Local governments will be prohibited from using public assets to provide loan guarantees for LGFVs or forcing government workers and other individuals to buy wealth management and trust products, according to the circular.
It cited “illegal” fund-raising activities among local governments, including raising funds through build-and-transfer (BT) projects, providing fund injections and guarantees for LGFVs and borrowing through finance, trust and leasing companies.
It added that local governments cannot authorise LGFVs to manage land reserves or use land to secure financing.
China’s local governments are technically prohibited from issuing debt or taking out loans directly but may use LGFVs to achieve the same result. Such vehicles in the past have managed to accrue unsustainable amounts of loan debt.

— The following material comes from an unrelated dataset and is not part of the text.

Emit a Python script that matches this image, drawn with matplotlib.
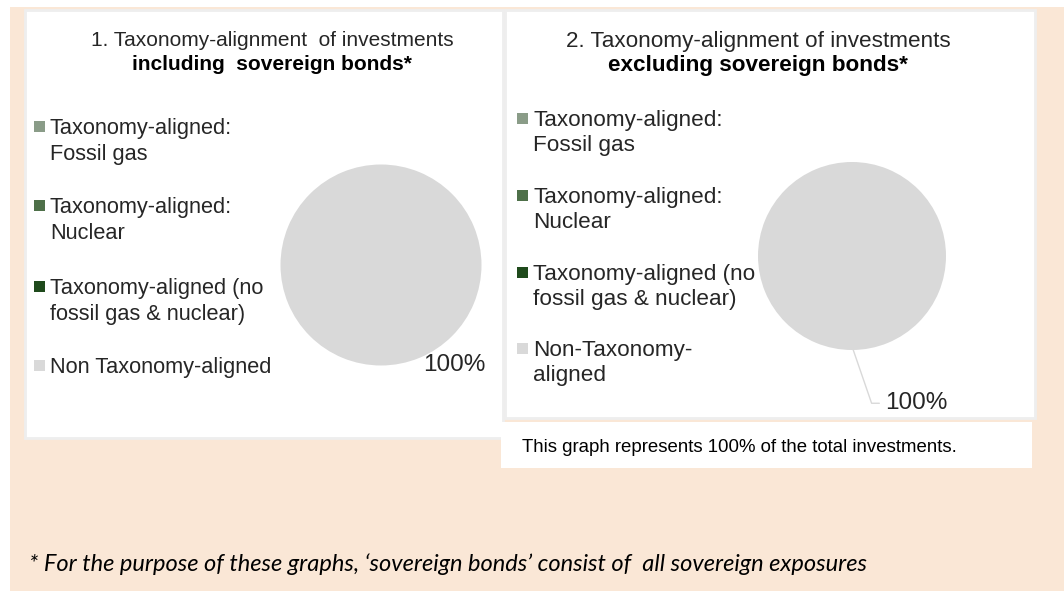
import matplotlib
matplotlib.use("Agg")
import matplotlib.pyplot as plt
from matplotlib.patches import Rectangle

# data
categories_left = ['Taxonomy-aligned:\nFossil gas', 'Taxonomy-aligned:\nNuclear',
                   'Taxonomy-aligned (no\nfossil gas & nuclear)', 'Non Taxonomy-aligned']
categories_right = ['Taxonomy-aligned:\nFossil gas', 'Taxonomy-aligned:\nNuclear',
                    'Taxonomy-aligned (no\nfossil gas & nuclear)', 'Non-Taxonomy-\naligned']
values_incl = [0, 0, 0, 100]
values_excl = [0, 0, 0, 100]
colors = ['#8a9c88', '#4e7049', '#1f4a1c', '#d9d9d9']

title_left = ('1. Taxonomy-alignment  of investments', 'including  sovereign bonds*')
title_right = ('2. Taxonomy-alignment of investments', 'excluding sovereign bonds*')
caption = 'This graph represents 100% of the total investments.'
footnote = '* For the purpose of these graphs, \u2018sovereign bonds\u2019 consist of  all sovereign exposures'

plt.rcParams['font.family'] = ['Liberation Sans', 'DejaVu Sans']

W, H = 1064, 591
fig = plt.figure(figsize=(W / 100, H / 100), dpi=100)
fig.patch.set_facecolor('white')

# background axes in pixel coords
bg = fig.add_axes([0, 0, 1, 1])
bg.set_xlim(0, W)
bg.set_ylim(H, 0)
bg.axis('off')

peach = '#fae7d6'
bg.add_patch(Rectangle((10, 7), W - 10, H - 7, facecolor=peach, edgecolor='none'))
bg.add_patch(Rectangle((25, 10), 478, 428, facecolor='white', edgecolor='#eeeeee', lw=2))
bg.add_patch(Rectangle((505, 10), 530, 408, facecolor='white', edgecolor='#eeeeee', lw=2))
bg.add_patch(Rectangle((501, 422), 531, 46, facecolor='white', edgecolor='none'))

txt = '#262626'

# titles
bg.text(272, 40, title_left[0], ha='center', va='center', fontsize=15, color=txt)
bg.text(272, 65, title_left[1], ha='center', va='center', fontsize=15, color='black', fontweight='bold')
bg.text(758, 41, title_right[0], ha='center', va='center', fontsize=16.2, color=txt)
bg.text(758, 65, title_right[1], ha='center', va='center', fontsize=16.2, color='black', fontweight='bold')


def draw_legend(labels, x_sq, x_txt, ys, fs, step):
    for lab, c, y in zip(labels, colors, ys):
        bg.add_patch(Rectangle((x_sq, y - 5.5), 11, 11, facecolor=c, edgecolor='none'))
        for i, line in enumerate(lab.split('\n')):
            bg.text(x_txt, y + i * step, line, ha='left', va='center_baseline',
                    fontsize=fs, color=txt)


draw_legend(categories_left, 34, 50, [126, 205, 286, 365], 15.7, 26)
draw_legend(categories_right, 517, 533, [118, 195, 272, 348], 16.2, 24.5)


def pie_axes(cx, cy, r):
    return fig.add_axes([(cx - r) / W, 1 - (cy + r) / H, 2 * r / W, 2 * r / H])


# left pie
ax1 = pie_axes(381, 265, 100.5)
ax1.pie(values_incl, colors=colors, startangle=90, counterclock=False,
        wedgeprops=dict(linewidth=0))
ax1.set_xlim(-1, 1)
ax1.set_ylim(-1, 1)
pct1 = values_incl[3] / sum(values_incl) * 100
ax1.text(0.42, -0.975, '%d%%' % pct1, ha='left', va='center_baseline', fontsize=17.5, color=txt)

# right pie
ax2 = pie_axes(852, 256, 94)
ax2.pie(values_excl, colors=colors, startangle=90, counterclock=False,
        wedgeprops=dict(linewidth=0))
ax2.set_xlim(-1, 1)
ax2.set_ylim(-1, 1)
pct2 = values_excl[3] / sum(values_excl) * 100
ax2.annotate('%d%%' % pct2, xy=(0.01, -0.99), xytext=(0.35, -1.54),
             ha='left', va='center_baseline', fontsize=17.5, color=txt, annotation_clip=False,
             arrowprops=dict(arrowstyle='-', color='#d9d9d9', lw=1, shrinkA=2, shrinkB=0,
                             connectionstyle='angle,angleA=0,angleB=109'))

# caption and footnote
bg.text(522, 447, caption, ha='left', va='center', fontsize=13.4, color='black')
bg.text(29, 564, footnote, ha='left', va='center', fontsize=17, color='black',
        family='Lato', style='italic')

plt.savefig('out.png', dpi=100, facecolor='white')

Chinese local governments have incurred debt of 10.7 trillion yuan by the end of 2010 - the build-up of which was a consequence of a 4 trillion yuan ($640 billion) fiscal stimulus package to fight the effects of the 2008-09 global financial crisis.
Chinese leaders are concerned that local governments may be substituting long-term bonds for bank loans without reducing risk, as debt issuance has increasingly become a key source of funding for investment projects.
China’s finance minister Xie Xuren said last week the government would set up a new risk-alert mechanism and institute stricter controls on new debt issuance.
China’s National Development and Reform Commission had earlier said it would strengthen regulation on corporate bond issuance, including banning over-indebted firms from selling new bonds.